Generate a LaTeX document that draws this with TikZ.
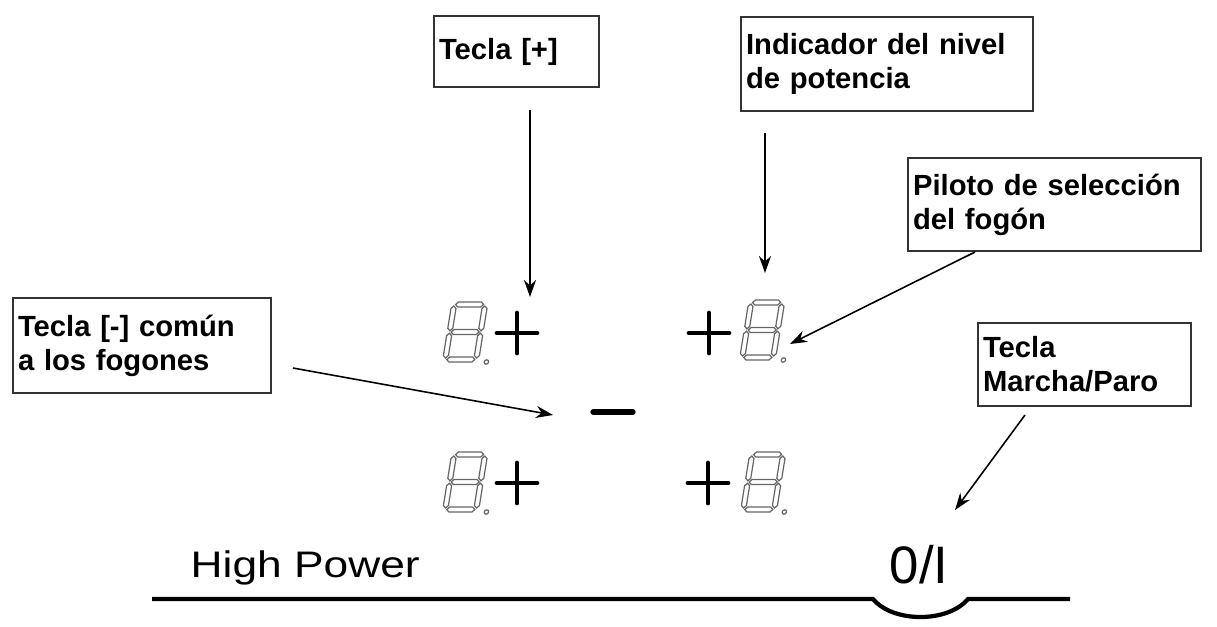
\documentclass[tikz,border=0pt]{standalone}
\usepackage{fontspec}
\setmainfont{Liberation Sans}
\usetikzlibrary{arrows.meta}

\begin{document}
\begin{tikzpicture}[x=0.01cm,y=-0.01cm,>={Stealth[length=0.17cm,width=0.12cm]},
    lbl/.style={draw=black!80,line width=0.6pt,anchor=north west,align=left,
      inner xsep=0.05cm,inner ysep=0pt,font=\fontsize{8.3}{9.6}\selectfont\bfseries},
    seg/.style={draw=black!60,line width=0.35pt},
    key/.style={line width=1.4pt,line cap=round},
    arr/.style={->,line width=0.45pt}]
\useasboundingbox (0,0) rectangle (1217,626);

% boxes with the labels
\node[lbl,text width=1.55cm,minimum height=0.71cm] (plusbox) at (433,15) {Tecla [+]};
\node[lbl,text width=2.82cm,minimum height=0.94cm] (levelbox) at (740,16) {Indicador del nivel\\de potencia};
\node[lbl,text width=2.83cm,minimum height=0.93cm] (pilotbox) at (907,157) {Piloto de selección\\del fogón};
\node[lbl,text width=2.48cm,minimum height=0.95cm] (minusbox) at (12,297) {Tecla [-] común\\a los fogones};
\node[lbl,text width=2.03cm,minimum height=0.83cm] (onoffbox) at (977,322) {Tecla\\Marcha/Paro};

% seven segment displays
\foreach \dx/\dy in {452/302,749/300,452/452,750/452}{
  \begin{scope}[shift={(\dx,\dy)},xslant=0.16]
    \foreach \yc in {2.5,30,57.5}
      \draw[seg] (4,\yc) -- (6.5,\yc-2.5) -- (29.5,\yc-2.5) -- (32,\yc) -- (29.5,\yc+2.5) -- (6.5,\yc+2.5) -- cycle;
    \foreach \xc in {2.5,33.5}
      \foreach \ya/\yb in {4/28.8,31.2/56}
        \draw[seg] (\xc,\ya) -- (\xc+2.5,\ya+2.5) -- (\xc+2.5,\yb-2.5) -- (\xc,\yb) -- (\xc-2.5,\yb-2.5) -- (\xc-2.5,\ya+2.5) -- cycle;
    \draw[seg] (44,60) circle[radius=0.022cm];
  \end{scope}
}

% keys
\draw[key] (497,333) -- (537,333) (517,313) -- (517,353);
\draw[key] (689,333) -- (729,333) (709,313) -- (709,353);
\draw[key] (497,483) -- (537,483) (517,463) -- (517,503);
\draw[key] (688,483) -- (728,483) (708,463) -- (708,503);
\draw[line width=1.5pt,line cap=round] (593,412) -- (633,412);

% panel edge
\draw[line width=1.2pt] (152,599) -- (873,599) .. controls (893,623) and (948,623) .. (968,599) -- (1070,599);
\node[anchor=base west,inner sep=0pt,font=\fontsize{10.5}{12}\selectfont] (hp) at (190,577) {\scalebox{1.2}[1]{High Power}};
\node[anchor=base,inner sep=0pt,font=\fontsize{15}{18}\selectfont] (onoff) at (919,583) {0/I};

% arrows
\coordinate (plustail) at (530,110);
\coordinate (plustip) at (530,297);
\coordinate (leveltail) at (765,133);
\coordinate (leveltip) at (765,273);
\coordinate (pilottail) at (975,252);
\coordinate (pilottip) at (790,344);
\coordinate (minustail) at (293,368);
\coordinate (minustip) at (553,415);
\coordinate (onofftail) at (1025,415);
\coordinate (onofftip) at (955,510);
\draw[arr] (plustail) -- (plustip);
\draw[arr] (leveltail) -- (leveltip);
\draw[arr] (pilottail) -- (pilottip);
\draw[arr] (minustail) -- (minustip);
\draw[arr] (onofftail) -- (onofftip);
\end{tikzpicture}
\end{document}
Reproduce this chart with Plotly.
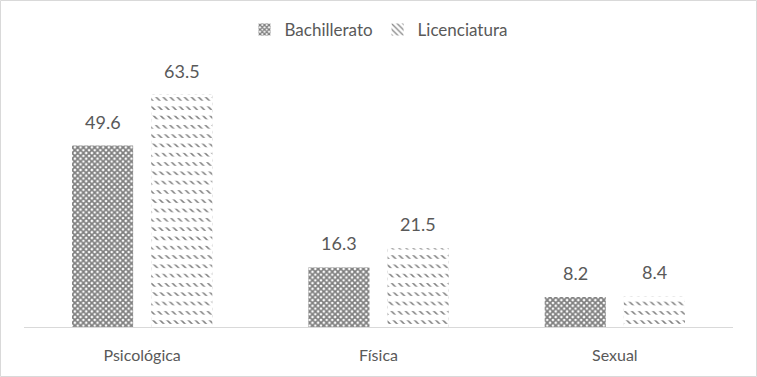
* * * * * * *
→ **REQUEST**: Excluding the pictures, restate the records above word for word.

→ **OUTPUT OF THE TASK**:
Generate a LaTeX document that draws this with TikZ.
\documentclass[tikz,border=0pt]{standalone}
\usepackage{fontspec}
\setmainfont{Liberation Sans}
\usetikzlibrary{arrows.meta}

\begin{document}
\begin{tikzpicture}[x=0.01cm,y=-0.01cm,>={Stealth[length=0.17cm,width=0.12cm]},
    lbl/.style={draw=black!80,line width=0.6pt,anchor=north west,align=left,
      inner xsep=0.05cm,inner ysep=0pt,font=\fontsize{8.3}{9.6}\selectfont\bfseries},
    seg/.style={draw=black!60,line width=0.35pt},
    key/.style={line width=1.4pt,line cap=round},
    arr/.style={->,line width=0.45pt}]
\useasboundingbox (0,0) rectangle (1217,626);

% boxes with the labels
\node[lbl,text width=1.55cm,minimum height=0.71cm] (plusbox) at (433,15) {Tecla [+]};
\node[lbl,text width=2.82cm,minimum height=0.94cm] (levelbox) at (740,16) {Indicador del nivel\\de potencia};
\node[lbl,text width=2.83cm,minimum height=0.93cm] (pilotbox) at (907,157) {Piloto de selección\\del fogón};
\node[lbl,text width=2.48cm,minimum height=0.95cm] (minusbox) at (12,297) {Tecla [-] común\\a los fogones};
\node[lbl,text width=2.03cm,minimum height=0.83cm] (onoffbox) at (977,322) {Tecla\\Marcha/Paro};

% seven segment displays
\foreach \dx/\dy in {452/302,749/300,452/452,750/452}{
  \begin{scope}[shift={(\dx,\dy)},xslant=0.16]
    \foreach \yc in {2.5,30,57.5}
      \draw[seg] (4,\yc) -- (6.5,\yc-2.5) -- (29.5,\yc-2.5) -- (32,\yc) -- (29.5,\yc+2.5) -- (6.5,\yc+2.5) -- cycle;
    \foreach \xc in {2.5,33.5}
      \foreach \ya/\yb in {4/28.8,31.2/56}
        \draw[seg] (\xc,\ya) -- (\xc+2.5,\ya+2.5) -- (\xc+2.5,\yb-2.5) -- (\xc,\yb) -- (\xc-2.5,\yb-2.5) -- (\xc-2.5,\ya+2.5) -- cycle;
    \draw[seg] (44,60) circle[radius=0.022cm];
  \end{scope}
}

% keys
\draw[key] (497,333) -- (537,333) (517,313) -- (517,353);
\draw[key] (689,333) -- (729,333) (709,313) -- (709,353);
\draw[key] (497,483) -- (537,483) (517,463) -- (517,503);
\draw[key] (688,483) -- (728,483) (708,463) -- (708,503);
\draw[line width=1.5pt,line cap=round] (593,412) -- (633,412);

% panel edge
\draw[line width=1.2pt] (152,599) -- (873,599) .. controls (893,623) and (948,623) .. (968,599) -- (1070,599);
\node[anchor=base west,inner sep=0pt,font=\fontsize{10.5}{12}\selectfont] (hp) at (190,577) {\scalebox{1.2}[1]{High Power}};
\node[anchor=base,inner sep=0pt,font=\fontsize{15}{18}\selectfont] (onoff) at (919,583) {0/I};

% arrows
\coordinate (plustail) at (530,110);
\coordinate (plustip) at (530,297);
\coordinate (leveltail) at (765,133);
\coordinate (leveltip) at (765,273);
\coordinate (pilottail) at (975,252);
\coordinate (pilottip) at (790,344);
\coordinate (minustail) at (293,368);
\coordinate (minustip) at (553,415);
\coordinate (onofftail) at (1025,415);
\coordinate (onofftip) at (955,510);
\draw[arr] (plustail) -- (plustip);
\draw[arr] (leveltail) -- (leveltip);
\draw[arr] (pilottail) -- (pilottip);
\draw[arr] (minustail) -- (minustip);
\draw[arr] (onofftail) -- (onofftip);
\end{tikzpicture}
\end{document}
Reproduce this chart with Plotly.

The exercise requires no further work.